2. **How did preprocessing affect your results on the Credit Approval dataset?**
Well the credit approval dataset is more full without NaN values. It was also missing  value imputation preserved class-specific patterns (label-conditioned mean for numerical features).

Without preprocessing, the dataset would be unusable (can't compute distances on strings/NaN). So preprocessing didn't artificially inflate accuracy, it just made the data usable while preserving its structure.
3. **What are the trade-offs of using different values of k?**
The bias variance tradeoff. If we have low k, there is low bias and higher variance as the test point
can overfit to points incredibly close to it. Vice versa. As k increases, we begin to underfit as the choise of the test
label will begin to approach the proportion split of the data. 

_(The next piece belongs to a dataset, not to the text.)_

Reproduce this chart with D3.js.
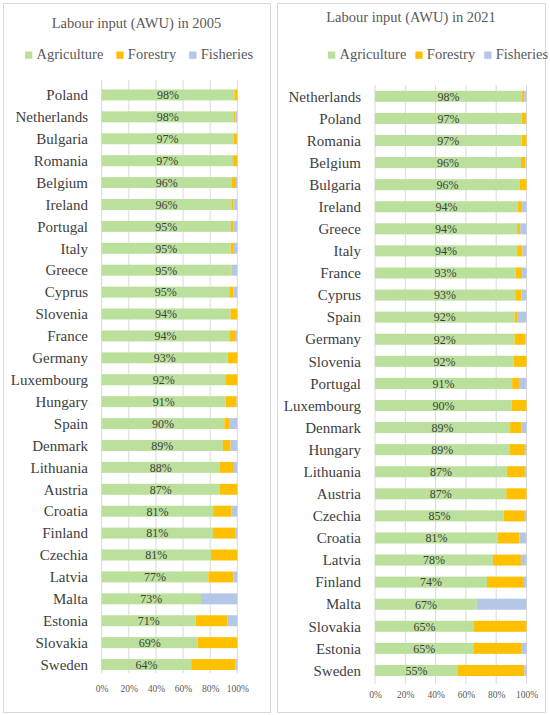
<!DOCTYPE html>
<html>
<head>
<meta charset="utf-8">
<script src="https://cdn.jsdelivr.net/npm/d3@7"></script>
<style>
  body { margin: 0; background: #fff; }
  svg text { font-family: 'Liberation Serif', 'DejaVu Serif', serif; }
</style>
</head>
<body>
<div id="chart"></div>
<script>
// ---- data --------------------------------------------------------------
var keys = ["Agriculture", "Forestry", "Fisheries"];
var colors = ["#bbe09c", "#ffc000", "#b4c7e7"];
var ticks = [0, 0.2, 0.4, 0.6, 0.8, 1];

// 2005 (share of labour input, %)
var countries2005 = ["Poland", "Netherlands", "Bulgaria", "Romania", "Belgium", "Ireland",
  "Portugal", "Italy", "Greece", "Cyprus", "Slovenia", "France", "Germany", "Luxembourg",
  "Hungary", "Spain", "Denmark", "Lithuania", "Austria", "Croatia", "Finland", "Czechia",
  "Latvia", "Malta", "Estonia", "Slovakia", "Sweden"];
var agri2005   = [98, 98, 97, 97, 96, 96, 95, 95, 95, 95, 94, 94, 93, 92, 91, 90, 89, 88, 87, 81, 81, 81, 77, 73, 71, 69, 64];
var forest2005 = [2.2, 1, 2.5, 3.2, 2.9, 1.7, 2, 2.4, 0.7, 2.7, 4.8, 4.2, 7.2, 8.4, 7.9, 3.5, 5.7, 10.4, 12.8, 13.5, 16.5, 19.5, 18, 0, 23.9, 28.5, 31.8];
var fish2005   = [0, 1.5, 0.3, 0, 1, 2.7, 2.7, 2.5, 4.2, 2.7, 0.2, 1.7, 0, 0, 0.5, 6, 4.9, 2.5, 0, 4.1, 1.2, 0, 2.9, 26.7, 7.6, 0, 1.2];

// 2021
var countries2021 = ["Netherlands", "Poland", "Romania", "Belgium", "Bulgaria", "Ireland",
  "Greece", "Italy", "France", "Cyprus", "Spain", "Germany", "Slovenia", "Portugal",
  "Luxembourg", "Denmark", "Hungary", "Lithuania", "Austria", "Czechia", "Croatia",
  "Latvia", "Finland", "Malta", "Slovakia", "Estonia", "Sweden"];
var agri2021   = [98, 97, 97, 96, 96, 94, 94, 94, 93, 93, 92, 92, 92, 91, 90, 89, 89, 87, 87, 85, 81, 78, 74, 67, 65, 65, 55];
var forest2021 = [1.6, 2.9, 3.3, 3, 4.4, 2.8, 2, 3.6, 4.1, 4, 2.2, 7.2, 8.4, 5.1, 9.7, 7.3, 10.3, 11.9, 13.4, 13.9, 14.1, 18.5, 24.4, 0, 34.5, 31.5, 44];
var fish2021   = [1.5, 0.2, 0, 0.7, 0, 2.9, 4.2, 2.6, 2.9, 3.5, 5.7, 0.7, 0, 4.4, 0, 3.5, 1.1, 1.1, 0, 1.1, 4.6, 3.7, 1.7, 32.7, 0, 3.6, 1.4];

// ---- layout ------------------------------------------------------------
var W = 550, H = 715;
var FONT = "'Liberation Serif', 'DejaVu Serif', serif";
var svg = d3.select("#chart").append("svg").attr("width", W).attr("height", H)
  .attr("font-family", FONT);

var panels = [
  { title: "Labour input (AWU) in 2005", countries: countries2005, agri: agri2005, forest: forest2005, fish: fish2005,
    box: [3, 3, 267, 709], titleY: 27.5, legendX: 25, legendGap: 13, legendY: 59,
    x0: 101.7, x1: 237.3, y0: 84, y1: 675.5, gridTop: 80, gridBottom: 673, tickY: 691, labelX: 88 },
  { title: "Labour input (AWU) in 2021", countries: countries2021, agri: agri2021, forest: forest2021, fish: fish2021,
    box: [277, 3, 268, 709], titleY: 21.5, legendX: 328, legendGap: 9, legendY: 59,
    x0: 375, x1: 526.5, y0: 85.3, y1: 681.5, gridTop: 85, gridBottom: 684, tickY: 697, labelX: 361 }
];

panels.forEach(drawPanel);

function drawPanel(p) {
  var g = svg.append("g");

  g.append("rect")
    .attr("x", p.box[0] + 0.5).attr("y", p.box[1] + 0.5)
    .attr("width", p.box[2]).attr("height", p.box[3])
    .attr("fill", "#fff").attr("stroke", "#d9d9d9");

  g.append("text")
    .attr("x", p.box[0] + p.box[2] / 2).attr("y", p.titleY)
    .attr("text-anchor", "middle")
    .attr("font-family", FONT)
    .attr("font-size", 14.5).attr("fill", "#595959")
    .text(p.title);

  // legend
  var lx = p.legendX;
  keys.forEach(function(k, i) {
    g.append("rect")
      .attr("x", lx).attr("y", p.legendY - 7.5)
      .attr("width", 7.3).attr("height", 7.3)
      .attr("fill", colors[i]);
    var t = g.append("text")
      .attr("x", lx + 11.5).attr("y", p.legendY)
      .attr("font-family", FONT)
      .attr("font-size", 14.5).attr("fill", "#595959")
      .text(k);
    lx += 11.5 + t.node().getComputedTextLength() + p.legendGap;
  });

  var rows = p.countries.map(function(c, i) {
    return { country: c, Agriculture: p.agri[i], Forestry: p.forest[i], Fisheries: p.fish[i] };
  });

  var x = d3.scaleLinear().domain([0, 1]).range([p.x0, p.x1]);
  var y = d3.scaleBand().domain(p.countries).range([p.y0, p.y1])
    .paddingInner(0.5).paddingOuter(0.25);
  var color = d3.scaleOrdinal().domain(keys).range(colors);

  // gridlines
  g.append("g").selectAll("line").data(ticks).join("line")
    .attr("x1", function(d) { return x(d); }).attr("x2", function(d) { return x(d); })
    .attr("y1", p.gridTop).attr("y2", p.gridBottom)
    .attr("stroke", "#d9d9d9").attr("stroke-width", 1);

  var series = d3.stack().keys(keys).offset(d3.stackOffsetExpand)(rows);

  g.append("g").selectAll("g").data(series).join("g")
    .attr("fill", function(d) { return color(d.key); })
    .selectAll("rect").data(function(d) { return d; }).join("rect")
      .attr("x", function(d) { return x(d[0]); })
      .attr("y", function(d) { return y(d.data.country); })
      .attr("width", function(d) { return Math.max(0, x(d[1]) - x(d[0])); })
      .attr("height", y.bandwidth());

  // value labels centred on the agriculture segment
  g.append("g").selectAll("text").data(series[0]).join("text")
    .attr("x", function(d) { return (x(d[0]) + x(d[1])) / 2; })
    .attr("y", function(d) { return y(d.data.country) + y.bandwidth() / 2; })
    .attr("dy", "0.36em")
    .attr("text-anchor", "middle")
    .attr("font-family", FONT)
    .attr("font-size", 12).attr("fill", "#404040")
    .text(function(d) { return d.data.Agriculture + "%"; });

  // category labels
  g.append("g").selectAll("text").data(p.countries).join("text")
    .attr("x", p.labelX)
    .attr("y", function(d) { return y(d) + y.bandwidth() / 2; })
    .attr("dy", "0.35em")
    .attr("text-anchor", "end")
    .attr("font-family", FONT)
    .attr("font-size", 15).attr("fill", "#404040")
    .text(function(d) { return d; });

  // x axis
  var ax = g.append("g")
    .attr("transform", "translate(0," + (p.tickY - 6) + ")")
    .call(d3.axisBottom(x).tickValues(ticks).tickFormat(d3.format(".0%")).tickSize(0).tickPadding(0));
  ax.select(".domain").remove();
  ax.attr("font-family", FONT).attr("font-size", 9.5);
  ax.selectAll("text").attr("fill", "#595959");
}
</script>
</body>
</html>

4. **What did you learn from this exercise?**
I learned particularly how to become comfortable with low level understanding of manipulating and transforming arrays. 
Using ternary operators really forces you to visualize since you aren't breaking it down step by step in distinct for loops. 

In the age of AI where perhaps my work will be replaced by AI, I begin to wonder the importance of low level coding. The utility comes not from the code I write, but the understanding I gain from writing code.